- SET TASK -
Your task is to repeat the entries underneath exactly, minus the pictures.

┌─ SUPPLIED DATA

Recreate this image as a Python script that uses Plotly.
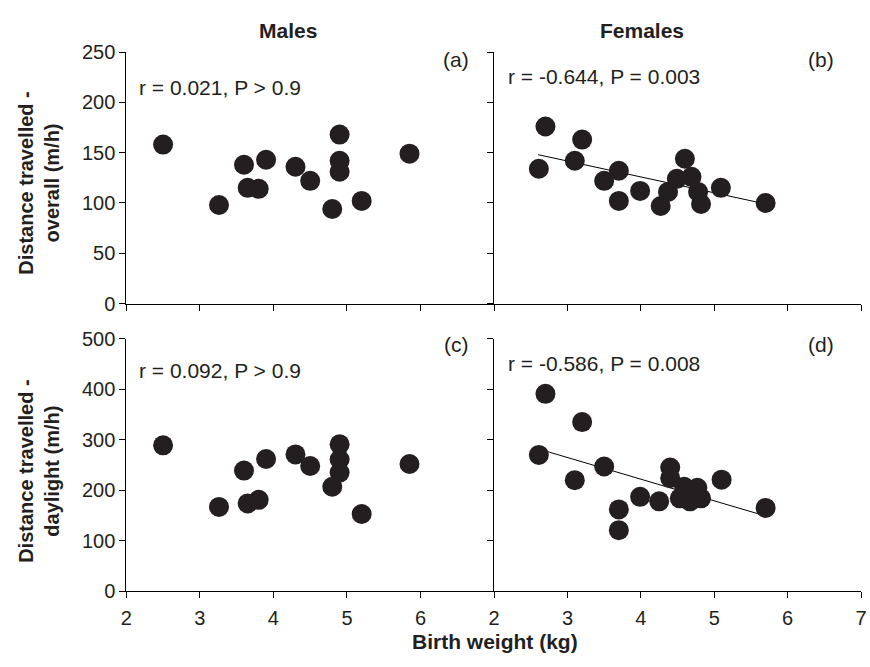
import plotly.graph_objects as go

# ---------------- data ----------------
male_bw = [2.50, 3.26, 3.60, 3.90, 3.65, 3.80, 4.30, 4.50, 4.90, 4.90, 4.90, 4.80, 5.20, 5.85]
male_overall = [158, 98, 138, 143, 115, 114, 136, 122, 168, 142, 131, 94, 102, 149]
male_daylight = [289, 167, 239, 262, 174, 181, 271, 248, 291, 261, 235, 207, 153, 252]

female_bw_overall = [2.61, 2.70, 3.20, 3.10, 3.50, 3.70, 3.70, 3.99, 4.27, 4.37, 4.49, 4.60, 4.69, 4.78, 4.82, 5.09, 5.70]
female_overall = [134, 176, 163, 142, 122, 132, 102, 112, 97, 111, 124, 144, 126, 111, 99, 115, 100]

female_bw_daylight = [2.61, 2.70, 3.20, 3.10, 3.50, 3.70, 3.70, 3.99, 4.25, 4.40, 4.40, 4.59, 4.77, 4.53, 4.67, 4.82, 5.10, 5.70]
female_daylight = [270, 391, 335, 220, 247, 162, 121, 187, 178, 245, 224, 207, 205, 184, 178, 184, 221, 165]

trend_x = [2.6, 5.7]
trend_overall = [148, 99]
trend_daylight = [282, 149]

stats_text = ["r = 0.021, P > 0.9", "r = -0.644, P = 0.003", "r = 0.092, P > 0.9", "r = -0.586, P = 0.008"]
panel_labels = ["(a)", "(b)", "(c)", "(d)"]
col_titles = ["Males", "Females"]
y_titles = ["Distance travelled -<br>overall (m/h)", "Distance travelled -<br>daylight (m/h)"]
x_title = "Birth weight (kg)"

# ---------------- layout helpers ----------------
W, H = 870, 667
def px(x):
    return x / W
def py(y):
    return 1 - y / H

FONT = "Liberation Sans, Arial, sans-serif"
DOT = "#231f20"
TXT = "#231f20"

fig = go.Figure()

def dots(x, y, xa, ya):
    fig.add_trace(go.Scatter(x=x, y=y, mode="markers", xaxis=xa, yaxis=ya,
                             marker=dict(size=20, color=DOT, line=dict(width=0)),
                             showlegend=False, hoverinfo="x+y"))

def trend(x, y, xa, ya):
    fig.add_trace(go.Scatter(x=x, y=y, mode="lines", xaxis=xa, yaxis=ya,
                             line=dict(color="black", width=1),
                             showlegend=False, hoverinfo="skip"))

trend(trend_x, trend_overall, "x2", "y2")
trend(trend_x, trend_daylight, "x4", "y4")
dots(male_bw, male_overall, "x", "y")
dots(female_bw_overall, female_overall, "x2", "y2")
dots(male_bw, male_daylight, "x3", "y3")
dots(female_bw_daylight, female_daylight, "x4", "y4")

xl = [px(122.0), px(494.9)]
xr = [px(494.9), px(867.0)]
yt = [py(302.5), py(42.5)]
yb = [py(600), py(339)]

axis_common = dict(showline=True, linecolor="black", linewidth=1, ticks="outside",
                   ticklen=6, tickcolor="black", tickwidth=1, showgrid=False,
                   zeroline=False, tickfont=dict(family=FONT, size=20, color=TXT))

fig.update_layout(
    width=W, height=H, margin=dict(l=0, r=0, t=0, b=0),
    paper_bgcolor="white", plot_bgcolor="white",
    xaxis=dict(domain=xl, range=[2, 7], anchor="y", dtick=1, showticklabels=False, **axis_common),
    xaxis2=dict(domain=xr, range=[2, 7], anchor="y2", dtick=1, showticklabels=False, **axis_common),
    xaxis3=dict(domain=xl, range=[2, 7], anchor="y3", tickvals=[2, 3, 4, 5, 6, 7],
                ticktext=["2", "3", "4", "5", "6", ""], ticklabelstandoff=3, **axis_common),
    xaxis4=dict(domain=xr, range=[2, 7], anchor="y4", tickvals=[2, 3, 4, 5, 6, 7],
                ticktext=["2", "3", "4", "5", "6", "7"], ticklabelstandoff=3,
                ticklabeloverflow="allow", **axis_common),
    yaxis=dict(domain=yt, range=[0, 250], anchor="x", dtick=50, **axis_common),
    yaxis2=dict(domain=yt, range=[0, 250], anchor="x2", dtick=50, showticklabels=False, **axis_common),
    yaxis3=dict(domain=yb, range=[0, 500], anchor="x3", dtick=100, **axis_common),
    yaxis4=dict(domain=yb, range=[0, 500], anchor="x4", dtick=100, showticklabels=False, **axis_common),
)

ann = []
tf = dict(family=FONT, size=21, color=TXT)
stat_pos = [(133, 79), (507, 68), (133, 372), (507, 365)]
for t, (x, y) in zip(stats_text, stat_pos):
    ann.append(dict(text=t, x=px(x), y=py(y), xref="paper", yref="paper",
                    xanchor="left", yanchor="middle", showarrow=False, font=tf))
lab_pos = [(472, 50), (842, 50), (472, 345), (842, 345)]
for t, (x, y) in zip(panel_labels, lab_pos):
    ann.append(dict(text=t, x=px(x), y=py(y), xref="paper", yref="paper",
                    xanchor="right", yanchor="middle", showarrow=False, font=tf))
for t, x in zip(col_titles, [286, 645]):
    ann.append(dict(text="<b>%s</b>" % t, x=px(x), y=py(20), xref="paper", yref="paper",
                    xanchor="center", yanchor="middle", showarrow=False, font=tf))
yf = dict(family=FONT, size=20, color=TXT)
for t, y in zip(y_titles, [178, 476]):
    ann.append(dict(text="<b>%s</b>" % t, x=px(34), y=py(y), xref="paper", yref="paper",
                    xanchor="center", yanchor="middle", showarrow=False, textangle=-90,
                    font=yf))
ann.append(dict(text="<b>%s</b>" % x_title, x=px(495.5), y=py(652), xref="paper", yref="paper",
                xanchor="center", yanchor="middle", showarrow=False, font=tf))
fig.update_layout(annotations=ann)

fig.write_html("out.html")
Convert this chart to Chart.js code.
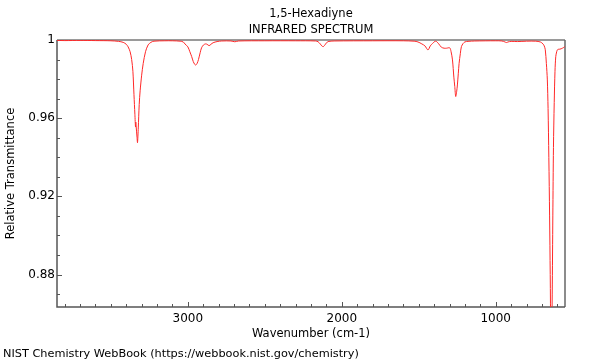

└─

- FINAL ANSWER -
Recreate this image as a Python script that uses Plotly.
import plotly.graph_objects as go

# ---------------- data ----------------
male_bw = [2.50, 3.26, 3.60, 3.90, 3.65, 3.80, 4.30, 4.50, 4.90, 4.90, 4.90, 4.80, 5.20, 5.85]
male_overall = [158, 98, 138, 143, 115, 114, 136, 122, 168, 142, 131, 94, 102, 149]
male_daylight = [289, 167, 239, 262, 174, 181, 271, 248, 291, 261, 235, 207, 153, 252]

female_bw_overall = [2.61, 2.70, 3.20, 3.10, 3.50, 3.70, 3.70, 3.99, 4.27, 4.37, 4.49, 4.60, 4.69, 4.78, 4.82, 5.09, 5.70]
female_overall = [134, 176, 163, 142, 122, 132, 102, 112, 97, 111, 124, 144, 126, 111, 99, 115, 100]

female_bw_daylight = [2.61, 2.70, 3.20, 3.10, 3.50, 3.70, 3.70, 3.99, 4.25, 4.40, 4.40, 4.59, 4.77, 4.53, 4.67, 4.82, 5.10, 5.70]
female_daylight = [270, 391, 335, 220, 247, 162, 121, 187, 178, 245, 224, 207, 205, 184, 178, 184, 221, 165]

trend_x = [2.6, 5.7]
trend_overall = [148, 99]
trend_daylight = [282, 149]

stats_text = ["r = 0.021, P > 0.9", "r = -0.644, P = 0.003", "r = 0.092, P > 0.9", "r = -0.586, P = 0.008"]
panel_labels = ["(a)", "(b)", "(c)", "(d)"]
col_titles = ["Males", "Females"]
y_titles = ["Distance travelled -<br>overall (m/h)", "Distance travelled -<br>daylight (m/h)"]
x_title = "Birth weight (kg)"

# ---------------- layout helpers ----------------
W, H = 870, 667
def px(x):
    return x / W
def py(y):
    return 1 - y / H

FONT = "Liberation Sans, Arial, sans-serif"
DOT = "#231f20"
TXT = "#231f20"

fig = go.Figure()

def dots(x, y, xa, ya):
    fig.add_trace(go.Scatter(x=x, y=y, mode="markers", xaxis=xa, yaxis=ya,
                             marker=dict(size=20, color=DOT, line=dict(width=0)),
                             showlegend=False, hoverinfo="x+y"))

def trend(x, y, xa, ya):
    fig.add_trace(go.Scatter(x=x, y=y, mode="lines", xaxis=xa, yaxis=ya,
                             line=dict(color="black", width=1),
                             showlegend=False, hoverinfo="skip"))

trend(trend_x, trend_overall, "x2", "y2")
trend(trend_x, trend_daylight, "x4", "y4")
dots(male_bw, male_overall, "x", "y")
dots(female_bw_overall, female_overall, "x2", "y2")
dots(male_bw, male_daylight, "x3", "y3")
dots(female_bw_daylight, female_daylight, "x4", "y4")

xl = [px(122.0), px(494.9)]
xr = [px(494.9), px(867.0)]
yt = [py(302.5), py(42.5)]
yb = [py(600), py(339)]

axis_common = dict(showline=True, linecolor="black", linewidth=1, ticks="outside",
                   ticklen=6, tickcolor="black", tickwidth=1, showgrid=False,
                   zeroline=False, tickfont=dict(family=FONT, size=20, color=TXT))

fig.update_layout(
    width=W, height=H, margin=dict(l=0, r=0, t=0, b=0),
    paper_bgcolor="white", plot_bgcolor="white",
    xaxis=dict(domain=xl, range=[2, 7], anchor="y", dtick=1, showticklabels=False, **axis_common),
    xaxis2=dict(domain=xr, range=[2, 7], anchor="y2", dtick=1, showticklabels=False, **axis_common),
    xaxis3=dict(domain=xl, range=[2, 7], anchor="y3", tickvals=[2, 3, 4, 5, 6, 7],
                ticktext=["2", "3", "4", "5", "6", ""], ticklabelstandoff=3, **axis_common),
    xaxis4=dict(domain=xr, range=[2, 7], anchor="y4", tickvals=[2, 3, 4, 5, 6, 7],
                ticktext=["2", "3", "4", "5", "6", "7"], ticklabelstandoff=3,
                ticklabeloverflow="allow", **axis_common),
    yaxis=dict(domain=yt, range=[0, 250], anchor="x", dtick=50, **axis_common),
    yaxis2=dict(domain=yt, range=[0, 250], anchor="x2", dtick=50, showticklabels=False, **axis_common),
    yaxis3=dict(domain=yb, range=[0, 500], anchor="x3", dtick=100, **axis_common),
    yaxis4=dict(domain=yb, range=[0, 500], anchor="x4", dtick=100, showticklabels=False, **axis_common),
)

ann = []
tf = dict(family=FONT, size=21, color=TXT)
stat_pos = [(133, 79), (507, 68), (133, 372), (507, 365)]
for t, (x, y) in zip(stats_text, stat_pos):
    ann.append(dict(text=t, x=px(x), y=py(y), xref="paper", yref="paper",
                    xanchor="left", yanchor="middle", showarrow=False, font=tf))
lab_pos = [(472, 50), (842, 50), (472, 345), (842, 345)]
for t, (x, y) in zip(panel_labels, lab_pos):
    ann.append(dict(text=t, x=px(x), y=py(y), xref="paper", yref="paper",
                    xanchor="right", yanchor="middle", showarrow=False, font=tf))
for t, x in zip(col_titles, [286, 645]):
    ann.append(dict(text="<b>%s</b>" % t, x=px(x), y=py(20), xref="paper", yref="paper",
                    xanchor="center", yanchor="middle", showarrow=False, font=tf))
yf = dict(family=FONT, size=20, color=TXT)
for t, y in zip(y_titles, [178, 476]):
    ann.append(dict(text="<b>%s</b>" % t, x=px(34), y=py(y), xref="paper", yref="paper",
                    xanchor="center", yanchor="middle", showarrow=False, textangle=-90,
                    font=yf))
ann.append(dict(text="<b>%s</b>" % x_title, x=px(495.5), y=py(652), xref="paper", yref="paper",
                xanchor="center", yanchor="middle", showarrow=False, font=tf))
fig.update_layout(annotations=ann)

fig.write_html("out.html")
Convert this chart to Chart.js code.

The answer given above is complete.